Carson, though, isn’t the only one who received bad news in this week’s Fox poll. Former Florida Governor Jeb Bush received some hefty negatives in this survey.
“The Bush dynasty is seen as a negative while the Clinton dynasty is a positive,” Fox reported on Thursday. “By a 58-34 percent margin, voters say being related to previous presidents is a disadvantage for Jeb Bush, yet by a 52-39 percent margin they think it’s an advantage for Hillary Clinton.”
Despite that, Hillary was viewed as untrustworthy and dishonest by 51 percent of respondents, while all Republicans except Cruz were in positive territory for trustworthiness. And even Cuz was only down one percent. Rubio again came in with top ratings here with a plus 13.
A Quinnipiac poll also gave Rubio top marks this week. The poll, also released on Thursday, gave Rubio 15 percent support among the heavily populated GOP field.
In the Quinnipiac poll, Bush ranked second with 13 percent support while Scott Walker received 11 percent.

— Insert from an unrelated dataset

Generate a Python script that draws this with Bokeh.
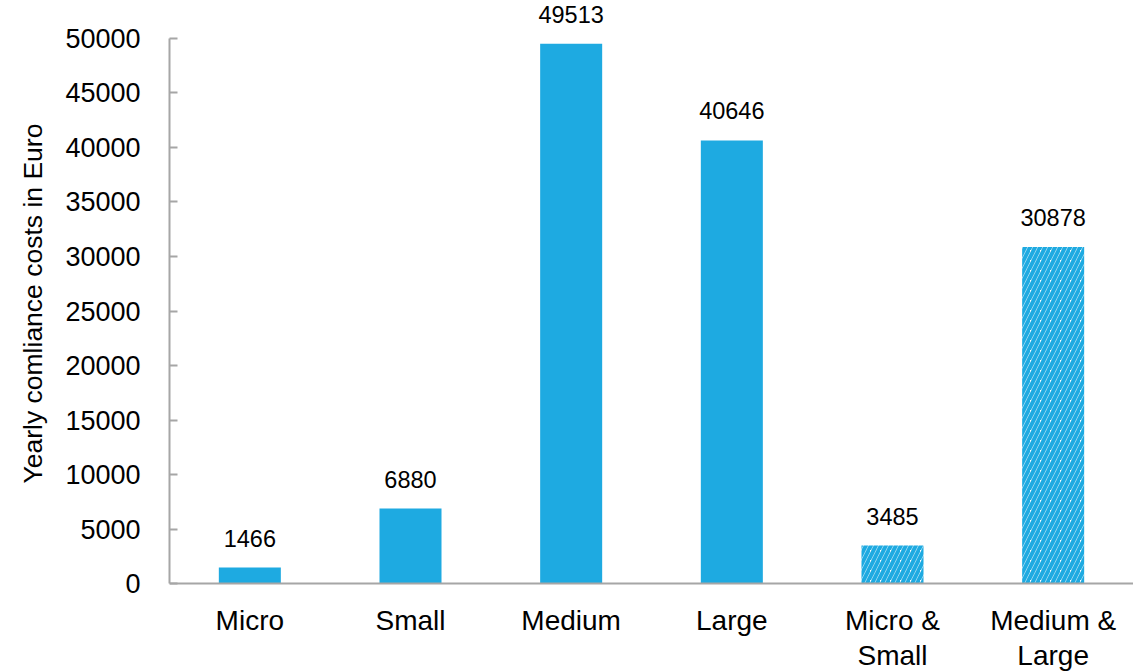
from bokeh.plotting import figure
from bokeh.models import (ColumnDataSource, FactorRange, Range1d, LabelSet, FixedTicker,
                          NumeralTickFormatter, Span, Title)
from bokeh.core.properties import value
from bokeh.embed import file_html
from bokeh.resources import INLINE

categories = ["Micro", "Small", "Medium", "Large", "Micro &\nSmall", "Medium &\nLarge"]
costs = [1466, 6880, 49513, 40646, 3485, 30878]
aggregated = [False, False, False, False, True, True]
y_ticks = [0, 5000, 10000, 15000, 20000, 25000, 30000, 35000, 40000, 45000, 50000]
y_title = "Yearly comliance costs in Euro"

BLUE = "#1eaae1"
FONT = "Liberation Sans"
AXIS_GRAY = "#a6a6a6"

p = figure(x_range=FactorRange(factors=categories), y_range=Range1d(-8073, 53486),
           width=1133, height=671, output_backend="svg", toolbar_location=None,
           min_border_left=169, min_border_right=0, min_border_top=0, min_border_bottom=0)
p.outline_line_color = None
p.xgrid.visible = False
p.ygrid.visible = False
p.xaxis.visible = False

solid = ColumnDataSource(dict(
    x=[c for c, a in zip(categories, aggregated) if not a],
    top=[v for v, a in zip(costs, aggregated) if not a]))
hatched = ColumnDataSource(dict(
    x=[c for c, a in zip(categories, aggregated) if a],
    top=[v for v, a in zip(costs, aggregated) if a]))

p.vbar(x="x", top="top", width=0.386, source=solid, fill_color=BLUE, line_color=None)
p.vbar(x="x", top="top", width=0.386, source=hatched, fill_color="white", line_color=None,
       hatch_pattern="right_diagonal_line", hatch_color=BLUE, hatch_scale=10, hatch_weight=4)

# baseline (x axis line) at zero
p.add_layout(Span(location=0, dimension="width", line_color=AXIS_GRAY, line_width=2))

labels_src = ColumnDataSource(dict(x=categories, y=costs, t=[str(v) for v in costs]))
p.add_layout(LabelSet(x="x", y="y", text="t", source=labels_src, text_align="center",
                      text_baseline="alphabetic", y_offset=21, text_font=value(FONT),
                      text_font_size="23.5px", text_color="#000000"))

lines = [c.split("\n") for c in categories]
cat_src = ColumnDataSource(dict(x=categories, y=[0] * len(categories),
                                l1=[l[0] for l in lines],
                                l2=[l[1] if len(l) > 1 else "" for l in lines]))
for field, off in (("l1", -37), ("l2", -72)):
    p.add_layout(LabelSet(x="x", y="y", text=field, source=cat_src, text_align="center",
                          text_baseline="middle", y_offset=off, text_font=value(FONT),
                          text_font_size="28px", text_color="#000000"))

ax = p.yaxis[0]
ax.ticker = FixedTicker(ticks=y_ticks)
ax.formatter = NumeralTickFormatter(format="0")
ax.bounds = (0, 50000)
ax.axis_line_color = AXIS_GRAY
ax.axis_line_width = 2
ax.major_tick_line_color = AXIS_GRAY
ax.major_tick_line_width = 2
ax.major_tick_in = 8
ax.major_tick_out = 0
ax.minor_tick_line_color = None
ax.major_label_text_font = FONT
ax.major_label_text_font_size = "27px"
ax.major_label_text_color = "#000000"
ax.major_label_standoff = 29

p.add_layout(Title(text=y_title, align="left", offset=188, text_font=FONT,
                   vertical_align="top",
                   text_font_size="26.5px", text_font_style="normal",
                   text_color="#000000", standoff=26), "left")

open("out.html", "w").write(file_html(p, INLINE))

No one in the rest of the field topped 9 percent.
Despite a second place finish, Jeb also ranked with heavy negatives in the Quinnipiac poll. Bush won the “no way” vote with 17 percent of respondents saying there is no way they would ever vote for him.
Like the Fox poll, this poll also found that Clinton is untrustworthy, with 54 percent holding the negative view. Rubio, on the other hand, was viewed favorably 35 to 25 percent.
In fact, it is likely that in his statement rejecting a third run for the White House himself, Romney was alluding to Rubio when he said that a new, younger leader would be “better able” to rally voters to the GOP message.
I believe that one of our next generation of Republican leaders, one who may not be as well known as I am today, one who has not yet taken their message across the country, one who is just getting started, may well emerge as being better able to defeat the Democrat nominee. In fact, I expect and hope that to be the case.
At the time, Senator Rubio was hinting about his possible run in 2016 and easily fits Romney’s description.